-------- RECORDS FOR THIS TASK
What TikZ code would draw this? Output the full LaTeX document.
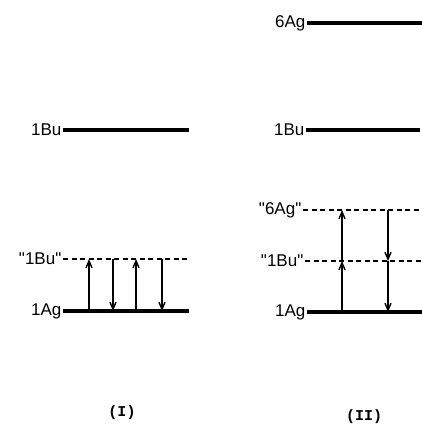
----------------
-------- RECORDS FOR THIS TASK
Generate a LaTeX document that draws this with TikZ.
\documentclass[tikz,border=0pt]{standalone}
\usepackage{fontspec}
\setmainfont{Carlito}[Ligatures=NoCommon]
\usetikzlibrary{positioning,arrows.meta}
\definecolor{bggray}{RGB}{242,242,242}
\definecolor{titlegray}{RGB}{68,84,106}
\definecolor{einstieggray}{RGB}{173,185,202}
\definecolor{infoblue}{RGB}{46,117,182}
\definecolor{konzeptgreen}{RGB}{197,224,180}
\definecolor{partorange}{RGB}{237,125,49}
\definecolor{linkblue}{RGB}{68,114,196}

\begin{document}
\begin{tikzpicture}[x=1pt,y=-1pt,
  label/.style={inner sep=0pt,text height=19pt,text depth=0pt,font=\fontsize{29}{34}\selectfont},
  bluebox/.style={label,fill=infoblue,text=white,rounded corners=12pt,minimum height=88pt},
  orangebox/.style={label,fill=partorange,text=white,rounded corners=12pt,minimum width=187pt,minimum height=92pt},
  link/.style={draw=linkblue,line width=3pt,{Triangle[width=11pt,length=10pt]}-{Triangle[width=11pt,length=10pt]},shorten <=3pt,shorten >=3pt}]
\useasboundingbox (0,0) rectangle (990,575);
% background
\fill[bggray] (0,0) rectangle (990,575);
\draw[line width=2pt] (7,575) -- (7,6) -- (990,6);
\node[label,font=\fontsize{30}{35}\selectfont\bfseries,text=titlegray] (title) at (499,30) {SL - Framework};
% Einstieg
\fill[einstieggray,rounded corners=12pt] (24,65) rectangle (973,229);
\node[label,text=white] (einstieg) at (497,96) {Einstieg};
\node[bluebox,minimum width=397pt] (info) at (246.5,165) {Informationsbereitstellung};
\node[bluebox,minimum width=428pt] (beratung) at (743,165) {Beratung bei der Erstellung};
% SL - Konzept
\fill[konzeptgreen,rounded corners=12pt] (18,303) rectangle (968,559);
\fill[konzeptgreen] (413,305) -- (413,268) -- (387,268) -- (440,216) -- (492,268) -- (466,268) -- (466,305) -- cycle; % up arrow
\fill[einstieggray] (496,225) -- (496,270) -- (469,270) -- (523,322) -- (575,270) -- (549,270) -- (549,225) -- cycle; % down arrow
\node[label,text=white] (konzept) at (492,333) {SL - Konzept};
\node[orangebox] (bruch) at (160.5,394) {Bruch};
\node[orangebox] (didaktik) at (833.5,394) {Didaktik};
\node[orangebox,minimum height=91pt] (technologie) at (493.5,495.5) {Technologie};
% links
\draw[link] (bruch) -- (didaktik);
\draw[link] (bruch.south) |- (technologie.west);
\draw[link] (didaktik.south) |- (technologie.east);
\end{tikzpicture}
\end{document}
----------------
-------- RECORDS FOR THIS TASK
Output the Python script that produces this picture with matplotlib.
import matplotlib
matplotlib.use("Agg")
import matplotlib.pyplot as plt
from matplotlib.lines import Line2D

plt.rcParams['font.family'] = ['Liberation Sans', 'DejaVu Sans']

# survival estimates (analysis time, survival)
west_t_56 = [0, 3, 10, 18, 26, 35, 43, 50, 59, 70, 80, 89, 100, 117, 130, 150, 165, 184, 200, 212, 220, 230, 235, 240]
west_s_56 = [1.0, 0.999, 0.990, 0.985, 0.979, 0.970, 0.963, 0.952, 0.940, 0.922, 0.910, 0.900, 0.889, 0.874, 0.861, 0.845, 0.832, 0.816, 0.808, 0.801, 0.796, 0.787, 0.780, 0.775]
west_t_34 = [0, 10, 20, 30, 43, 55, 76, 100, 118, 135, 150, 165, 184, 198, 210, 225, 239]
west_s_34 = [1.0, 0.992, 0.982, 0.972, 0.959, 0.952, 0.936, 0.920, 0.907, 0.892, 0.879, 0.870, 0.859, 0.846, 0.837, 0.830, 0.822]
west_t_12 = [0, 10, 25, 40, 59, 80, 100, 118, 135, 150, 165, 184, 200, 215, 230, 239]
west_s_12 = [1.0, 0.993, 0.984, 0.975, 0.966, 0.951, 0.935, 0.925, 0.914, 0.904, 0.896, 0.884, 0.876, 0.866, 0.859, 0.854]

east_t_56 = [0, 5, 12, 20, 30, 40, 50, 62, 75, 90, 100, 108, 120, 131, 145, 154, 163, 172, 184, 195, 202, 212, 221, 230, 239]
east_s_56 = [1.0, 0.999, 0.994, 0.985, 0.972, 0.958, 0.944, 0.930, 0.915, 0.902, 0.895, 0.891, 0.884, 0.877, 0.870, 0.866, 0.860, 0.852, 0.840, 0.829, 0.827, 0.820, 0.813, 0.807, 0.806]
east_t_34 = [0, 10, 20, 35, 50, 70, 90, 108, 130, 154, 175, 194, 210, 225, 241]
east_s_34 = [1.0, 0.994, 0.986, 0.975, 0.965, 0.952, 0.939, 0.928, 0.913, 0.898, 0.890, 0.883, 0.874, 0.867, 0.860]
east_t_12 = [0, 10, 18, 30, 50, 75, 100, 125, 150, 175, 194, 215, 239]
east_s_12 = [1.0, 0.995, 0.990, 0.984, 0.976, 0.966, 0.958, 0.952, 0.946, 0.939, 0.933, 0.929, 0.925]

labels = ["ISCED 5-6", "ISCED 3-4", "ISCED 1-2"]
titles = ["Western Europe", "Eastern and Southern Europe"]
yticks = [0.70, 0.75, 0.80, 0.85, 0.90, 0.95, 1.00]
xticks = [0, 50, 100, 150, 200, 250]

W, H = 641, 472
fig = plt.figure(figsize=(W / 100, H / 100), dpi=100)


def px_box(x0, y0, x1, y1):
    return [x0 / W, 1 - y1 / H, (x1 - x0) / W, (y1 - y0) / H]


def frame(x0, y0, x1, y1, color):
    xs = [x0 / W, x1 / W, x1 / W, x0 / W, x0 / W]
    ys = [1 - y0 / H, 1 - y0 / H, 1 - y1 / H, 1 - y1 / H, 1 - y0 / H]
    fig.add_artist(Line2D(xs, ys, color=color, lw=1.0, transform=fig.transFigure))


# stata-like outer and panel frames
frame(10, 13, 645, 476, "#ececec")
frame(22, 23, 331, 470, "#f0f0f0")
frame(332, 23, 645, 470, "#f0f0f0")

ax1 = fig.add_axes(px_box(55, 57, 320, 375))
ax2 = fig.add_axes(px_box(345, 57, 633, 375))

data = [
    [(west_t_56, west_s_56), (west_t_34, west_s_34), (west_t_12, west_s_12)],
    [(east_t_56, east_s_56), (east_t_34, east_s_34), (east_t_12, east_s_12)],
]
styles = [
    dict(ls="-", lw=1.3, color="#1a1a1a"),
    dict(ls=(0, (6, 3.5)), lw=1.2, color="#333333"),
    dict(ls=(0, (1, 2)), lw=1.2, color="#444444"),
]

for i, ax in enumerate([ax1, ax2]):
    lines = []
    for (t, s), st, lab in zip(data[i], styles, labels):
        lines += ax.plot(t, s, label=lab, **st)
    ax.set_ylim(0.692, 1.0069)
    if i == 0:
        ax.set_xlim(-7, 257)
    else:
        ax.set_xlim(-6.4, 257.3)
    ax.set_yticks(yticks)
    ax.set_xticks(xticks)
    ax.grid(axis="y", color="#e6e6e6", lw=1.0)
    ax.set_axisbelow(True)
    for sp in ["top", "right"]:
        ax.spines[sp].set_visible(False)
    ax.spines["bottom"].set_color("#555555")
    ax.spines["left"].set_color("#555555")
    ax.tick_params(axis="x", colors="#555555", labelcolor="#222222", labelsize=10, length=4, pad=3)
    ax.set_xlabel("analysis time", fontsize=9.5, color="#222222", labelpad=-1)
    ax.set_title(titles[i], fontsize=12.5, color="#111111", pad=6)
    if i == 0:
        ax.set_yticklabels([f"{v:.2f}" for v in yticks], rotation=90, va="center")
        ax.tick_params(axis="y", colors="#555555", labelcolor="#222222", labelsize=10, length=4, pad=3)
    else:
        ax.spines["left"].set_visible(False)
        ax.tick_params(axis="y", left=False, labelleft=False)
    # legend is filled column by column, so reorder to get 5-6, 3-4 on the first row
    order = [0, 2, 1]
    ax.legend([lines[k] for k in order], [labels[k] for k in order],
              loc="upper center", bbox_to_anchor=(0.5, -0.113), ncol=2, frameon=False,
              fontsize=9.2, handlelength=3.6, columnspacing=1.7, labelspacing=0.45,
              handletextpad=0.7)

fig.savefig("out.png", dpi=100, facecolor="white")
----------------
WHAT IS BEING ASKED | Quote exactly the lines running from the line with "Output the Python" through the line with "return [x0 /", both ends included, and nothing more.

RESULT OF THE TASK |
Output the Python script that produces this picture with matplotlib.
import matplotlib
matplotlib.use("Agg")
import matplotlib.pyplot as plt
from matplotlib.lines import Line2D

plt.rcParams['font.family'] = ['Liberation Sans', 'DejaVu Sans']

# survival estimates (analysis time, survival)
west_t_56 = [0, 3, 10, 18, 26, 35, 43, 50, 59, 70, 80, 89, 100, 117, 130, 150, 165, 184, 200, 212, 220, 230, 235, 240]
west_s_56 = [1.0, 0.999, 0.990, 0.985, 0.979, 0.970, 0.963, 0.952, 0.940, 0.922, 0.910, 0.900, 0.889, 0.874, 0.861, 0.845, 0.832, 0.816, 0.808, 0.801, 0.796, 0.787, 0.780, 0.775]
west_t_34 = [0, 10, 20, 30, 43, 55, 76, 100, 118, 135, 150, 165, 184, 198, 210, 225, 239]
west_s_34 = [1.0, 0.992, 0.982, 0.972, 0.959, 0.952, 0.936, 0.920, 0.907, 0.892, 0.879, 0.870, 0.859, 0.846, 0.837, 0.830, 0.822]
west_t_12 = [0, 10, 25, 40, 59, 80, 100, 118, 135, 150, 165, 184, 200, 215, 230, 239]
west_s_12 = [1.0, 0.993, 0.984, 0.975, 0.966, 0.951, 0.935, 0.925, 0.914, 0.904, 0.896, 0.884, 0.876, 0.866, 0.859, 0.854]

east_t_56 = [0, 5, 12, 20, 30, 40, 50, 62, 75, 90, 100, 108, 120, 131, 145, 154, 163, 172, 184, 195, 202, 212, 221, 230, 239]
east_s_56 = [1.0, 0.999, 0.994, 0.985, 0.972, 0.958, 0.944, 0.930, 0.915, 0.902, 0.895, 0.891, 0.884, 0.877, 0.870, 0.866, 0.860, 0.852, 0.840, 0.829, 0.827, 0.820, 0.813, 0.807, 0.806]
east_t_34 = [0, 10, 20, 35, 50, 70, 90, 108, 130, 154, 175, 194, 210, 225, 241]
east_s_34 = [1.0, 0.994, 0.986, 0.975, 0.965, 0.952, 0.939, 0.928, 0.913, 0.898, 0.890, 0.883, 0.874, 0.867, 0.860]
east_t_12 = [0, 10, 18, 30, 50, 75, 100, 125, 150, 175, 194, 215, 239]
east_s_12 = [1.0, 0.995, 0.990, 0.984, 0.976, 0.966, 0.958, 0.952, 0.946, 0.939, 0.933, 0.929, 0.925]

labels = ["ISCED 5-6", "ISCED 3-4", "ISCED 1-2"]
titles = ["Western Europe", "Eastern and Southern Europe"]
yticks = [0.70, 0.75, 0.80, 0.85, 0.90, 0.95, 1.00]
xticks = [0, 50, 100, 150, 200, 250]

W, H = 641, 472
fig = plt.figure(figsize=(W / 100, H / 100), dpi=100)


def px_box(x0, y0, x1, y1):
    return [x0 / W, 1 - y1 / H, (x1 - x0) / W, (y1 - y0) / H]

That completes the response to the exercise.